For me, the most unforgettable images in the book are the ones that are most perplexing. Some of them, like Grave Robber, The Longing, and the magisterial Past Present Future appear to indicate people embarked upon or contemplating the most important journeys of their lives. Others, like The Great Mystery and The Many Steps, might—with their brooding air of invitation—have something to do with why those travelers have set out in the first place.

Sometimes, as with The Room Where Bullfighters Die, the titles of the pictures gives us an idea of where we are, but even in that case the contented blankness of the photograph triumphs over the information supplied. There are two pictures, for instance, titled House of the Workers that depict from different angles the same squat cement building sitting all by itself, seemingly empty and abandoned, in a forlorn field. It is, in one sense, a picture of nothing: a graceless, no-account building, an infinity of ugly dirt, a heavy sky bearing down from above. But of all the photographs in the book, this two-page spread is the one I find myself returning to the most. Some people might regard it as a work of social comment, an unsparing appraisal of injustice and grim horizons. But for me the powerful thing about the photograph is that it is a work of no comment at all. It is a record of a lifeless, profoundly uninteresting building just sitting there, as the day's fading light streams through the tiny aperture of Wittliff's camera.

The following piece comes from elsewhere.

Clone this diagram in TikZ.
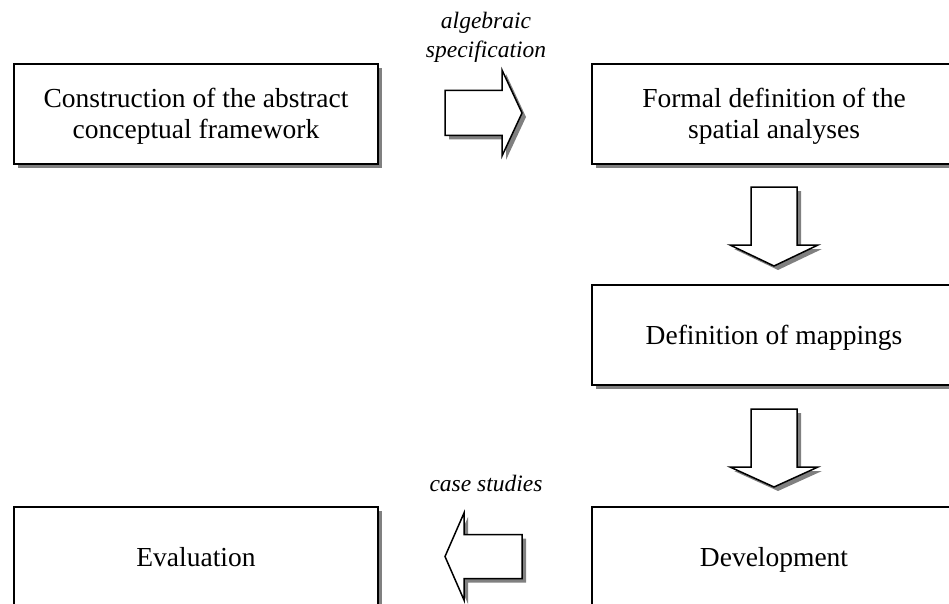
\documentclass[tikz,border=0pt]{standalone}
\usepackage{fontspec}
\setmainfont{Liberation Serif}
\usetikzlibrary{shadows}
\newcommand\lnstrut{\rule[-0.216em]{0pt}{1.107em}}
\tikzset{
  shd/.style={drop shadow={shadow xshift=4pt,shadow yshift=-4pt,fill=black!50,opacity=1}},
  stagebox/.style={shd,draw=black,line width=1.6pt,fill=white,rectangle,
    minimum width=364pt,minimum height=100pt,inner sep=0pt,align=center,
    font=\fontsize{27.5}{31}\selectfont},
  blockarrow/.style={shd,draw=black,line width=1.5pt,fill=white,line join=miter},
  arrowlabel/.style={font=\fontsize{23.5}{30}\selectfont\itshape,inner sep=0pt,anchor=base}
}
\begin{document}
\begin{tikzpicture}[x=1pt,y=-1pt]
\useasboundingbox (0,0) rectangle (949,604);
\begin{scope}
\clip (0,0) rectangle (949,604);
\node[stagebox] (conc) at (196,114) {\lnstrut Construction of the abstract\\\lnstrut conceptual framework};
\node[stagebox] (formal) at (774,114) {\lnstrut Formal definition of the\\\lnstrut spatial analyses};
\node[stagebox] (mapp) at (774,335) {\lnstrut Definition of mappings};
\node[stagebox] (dev) at (774,557) {\lnstrut Development};
\node[stagebox] (eval) at (196,557) {\lnstrut Evaluation};
% block arrows
\draw[blockarrow] (445,90.5)--(502,90.5)--(502,70)--(522,113)--(502,156)--(502,135.5)--(445,135.5)--cycle;
\draw[blockarrow] (751,187)--(797,187)--(797,245)--(818,245)--(774,266)--(730,245)--(751,245)--cycle;
\draw[blockarrow] (751,409)--(797,409)--(797,467)--(818,467)--(774,487)--(730,467)--(751,467)--cycle;
\draw[blockarrow] (522,534.5)--(464,534.5)--(464,513)--(445,556.5)--(464,600)--(464,578.5)--(522,578.5)--cycle;
% labels
\node[arrowlabel] (lab1) at (486,29) {algebraic};
\node[arrowlabel] (lab2) at (486,58) {specification};
\node[arrowlabel] (lab3) at (486,491) {case studies};
\end{scope}
\end{tikzpicture}
\end{document}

I don't know why or how or when this placid portrait of nothing special became a work of art. I just know it did. Like the other photographs in this book, it reveals more than we know, and maybe more than we want to know. As technically primitive as Bill Wittliff's tragaluz photographs are, they are as penetrating in their way as an electron microscope, seeing what human eyes can't, revealing ever-deeper layers of reality. La Vida Brinca means, literally, "life jumps." Life shifts and skitters; it won't stay in place. And the life that Bill Wittliff wants us to consider in these pictures is one where many worlds are possible at once, where reassuring touchstones are likely to dissolve, and where the unseen is always startlingly on view.